Perusahaan di Jepang dapat Potongan Pajak bila Pekerjakan mantan Narapidana
Kalau di Jepang hakim tak dicampuri oleh kementerian kehakiman seperti terjadi di Indonesia
Editor: Yudie Thirzano
Laporan Koresponden Tribunnews.com Richard Susilo dari Jepang
TRIBUNNEWS.COM, TOKYO - Penjara bukanlah tempat siksaan, bukanlah tempat yang menakutkan tetapi tempat pembinaan para residivis. Pemerintah justru harus melakukan pembinaan dengan baik di sana.
Demikian disampaikan Prof. Dr. Mohammad Mahfud M.D.S.H., S.U. kelahiran Madura 13 Mei 1957, khusus kepada Tribunnews.com, Rabu (29/1/2014) pagi ini di Tokyo.
Mahfud menceritakan bahwa kemarin dia bertemu Kunihiko Sakai, Dirjen Penelitian dan Pelatihan Kementerian Kehakiman Jepang.
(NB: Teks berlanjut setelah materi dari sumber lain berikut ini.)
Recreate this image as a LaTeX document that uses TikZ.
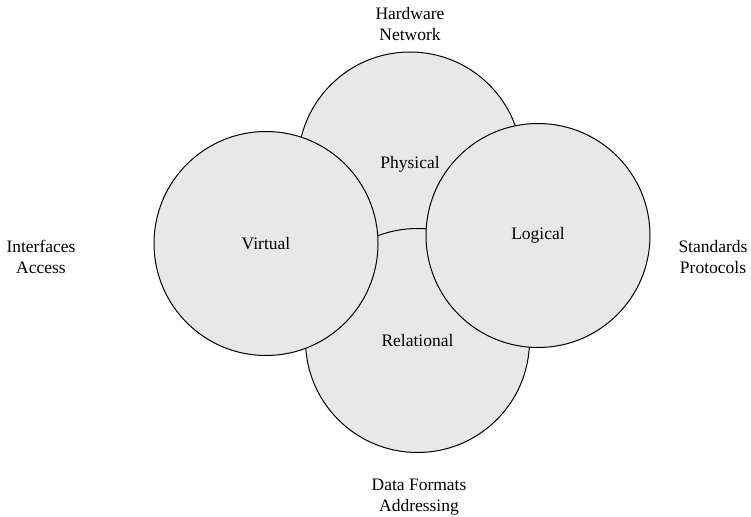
\documentclass[tikz,border=0pt]{standalone}
\usepackage{fontspec}
\setmainfont{Liberation Serif}
\begin{document}
\begin{tikzpicture}[x=1pt,y=-1pt,
  realm/.style={circle,draw=black,line width=1pt,fill=black!9,
    minimum size=224pt,inner sep=0pt,font=\fontsize{17.5}{21}\selectfont},
  aspect/.style={align=center,font=\fontsize{17.5}{21}\selectfont}]
  \useasboundingbox (0,0) rectangle (751,516);
  % overlapping realms, back to front
  \node[realm] (physical)   at (410,164)   {Physical};
  \node[realm] (relational) at (417.5,340.5) {Relational};
  \node[realm] (virtual)    at (266,243.5) {Virtual};
  \node[realm] (logical)    at (538,235.5) {Logical};
  % aspects around the realms
  \node[aspect] (hw)  at (410,24)  {Hardware\\Network};
  \node[aspect] (ifc) at (41,257)  {Interfaces\\Access};
  \node[aspect] (std) at (713,257) {Standards\\Protocols};
  \node[aspect] (dat) at (419,497) {Data Formats\\Addressing};
\end{tikzpicture}
\end{document}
Dalam pertemuan itu mereka bicara mengenai pembangunan hukum serta independensi kehakiman hingga soal pembinaan hakim.
"Kalau di Jepang hakim tak dicampuri oleh kementerian kehakiman seperti terjadi di Indonesia, tetapi hakim langsung di bawah Mahkamah Agung murni," ujar Mahfud.
Dia juga bicara mengenai pembinaan narapidana, "Begitu selesai dilepas ke masyarakat Jepang, maka oleh pemerintah Jepang tetap dibina, kemungkinan besar dicarikan pekerjaan di kantor pemerintah atau di perusahaan swasta di masyarakat," ujarnya.
Hal itu dimungkinkan karena pemerintah menyemdiakan insentif bagi perusahaan Jepang yang menampung narapidana yang sudah selesai masa hukumannya. "Perusahaan tersebut bisa mendapatkan pengurangan pajak dari pemerintah Jepang," kata Mahfud.
Hampir semua narapidana di Jepang kalau sudah keluar sulit diterima atau sulit bekerja di masyarakat, "Oleh karena sulit bekerja dan kesulitan ekonomi, maka banyak yang mencuri kecil-kecilan supaya bisa masuk penjara lagi karena di dalam penjara Jepang tampaknya nyaman," ungkap Mahfud lagi sambil tersenyum.
Jadi pada dasarnya, masuk penjara itu benar-benar di Jepang sebagai pembinaan narapidana sehingga keluar penjara bisa membaur dan kehidupan baru yang jauh lebih baik daripada sebelumnya.